SUPPLIED INFORMATION:
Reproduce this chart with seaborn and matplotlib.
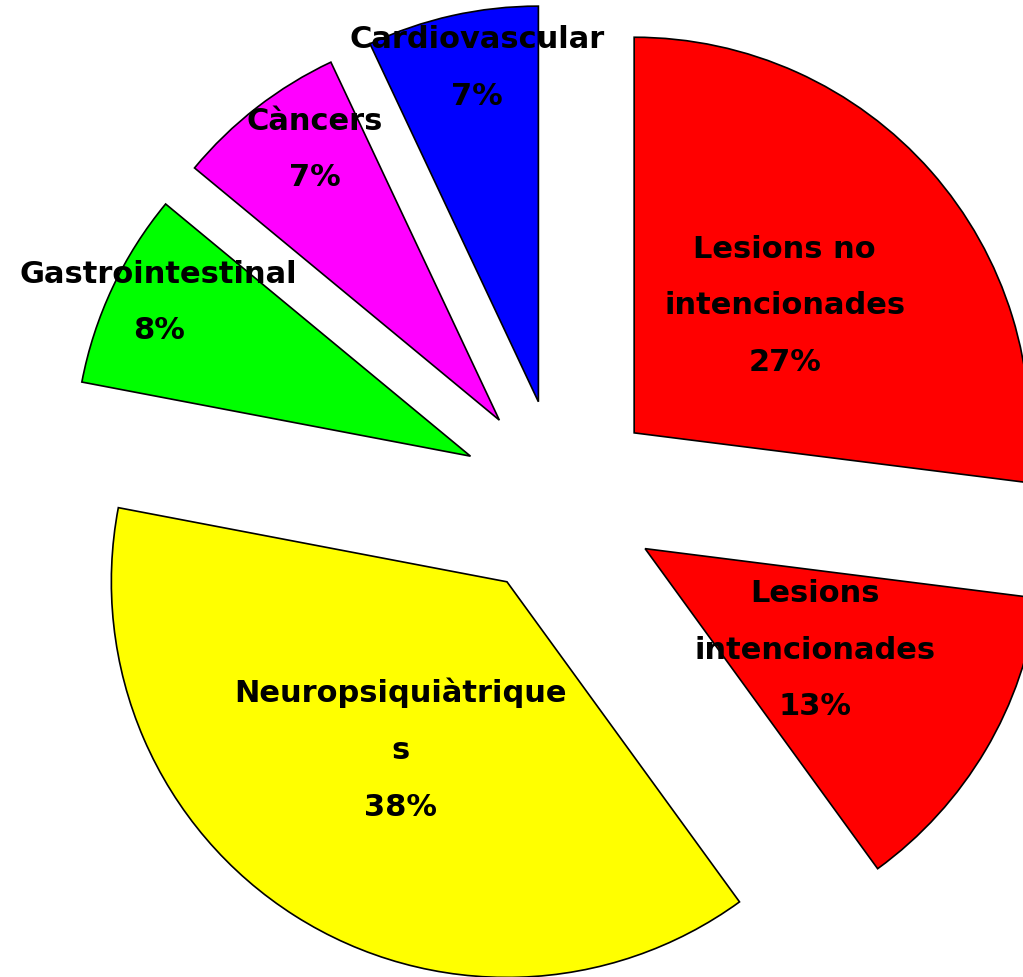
import numpy as np
import seaborn as sns
import matplotlib.pyplot as plt

labels = ["Lesions no\nintencionades", "Lesions\nintencionades", "Neuropsiquiàtrique\ns",
          "Gastrointestinal", "Càncers", "Cardiovascular"]
values = [27, 13, 38, 8, 7, 7]
colors = ["#FF0000", "#FF0000", "#FFFF00", "#00FF00", "#FF00FF", "#0000FF"]
label_dist = [0.5, 0.5, 0.5, 0.88, 0.83, 0.86]
label_rot = [-1, 0, 0, -1.2, -3.6, -2.2]  # small angular nudges, degrees

sns.set_style("white")
plt.rcParams["font.family"] = ["DejaVu Sans"]

fig = plt.figure(figsize=(10.23, 9.78), dpi=100)
ax = fig.add_axes([0, 0, 1, 1])

wedges, _ = ax.pie(values, colors=colors, startangle=90, counterclock=False,
                   explode=[0.25] * len(values), radius=1,
                   wedgeprops=dict(edgecolor="black", linewidth=1.2))

# labels inside slices
for w, lab, v, d, r in zip(wedges, labels, values, label_dist, label_rot):
    t = np.deg2rad((w.theta1 + w.theta2) / 2 + r)
    cx, cy = w.center
    ax.text(cx + d * np.cos(t), cy + d * np.sin(t), f"{lab}\n{v}%",
            ha="center", va="center", fontsize=22, fontweight="bold",
            linespacing=2.2, color="black")

ax.set_xlim(-1.415, 1.17)
ax.set_ylim(-1.21, 1.262)
ax.set_aspect("equal")
ax.axis("off")

plt.savefig("out.png", dpi=100)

WORK TO BE COMPLETED: Please take the lines from the beginning of the data above through the line holding "ax = fig.add_axes([0, 0, 1, 1])" and transcribe them exactly, without any pictures.

FINISHED EXERCISE:
Reproduce this chart with seaborn and matplotlib.
import numpy as np
import seaborn as sns
import matplotlib.pyplot as plt

labels = ["Lesions no\nintencionades", "Lesions\nintencionades", "Neuropsiquiàtrique\ns",
          "Gastrointestinal", "Càncers", "Cardiovascular"]
values = [27, 13, 38, 8, 7, 7]
colors = ["#FF0000", "#FF0000", "#FFFF00", "#00FF00", "#FF00FF", "#0000FF"]
label_dist = [0.5, 0.5, 0.5, 0.88, 0.83, 0.86]
label_rot = [-1, 0, 0, -1.2, -3.6, -2.2]  # small angular nudges, degrees

sns.set_style("white")
plt.rcParams["font.family"] = ["DejaVu Sans"]

fig = plt.figure(figsize=(10.23, 9.78), dpi=100)
ax = fig.add_axes([0, 0, 1, 1])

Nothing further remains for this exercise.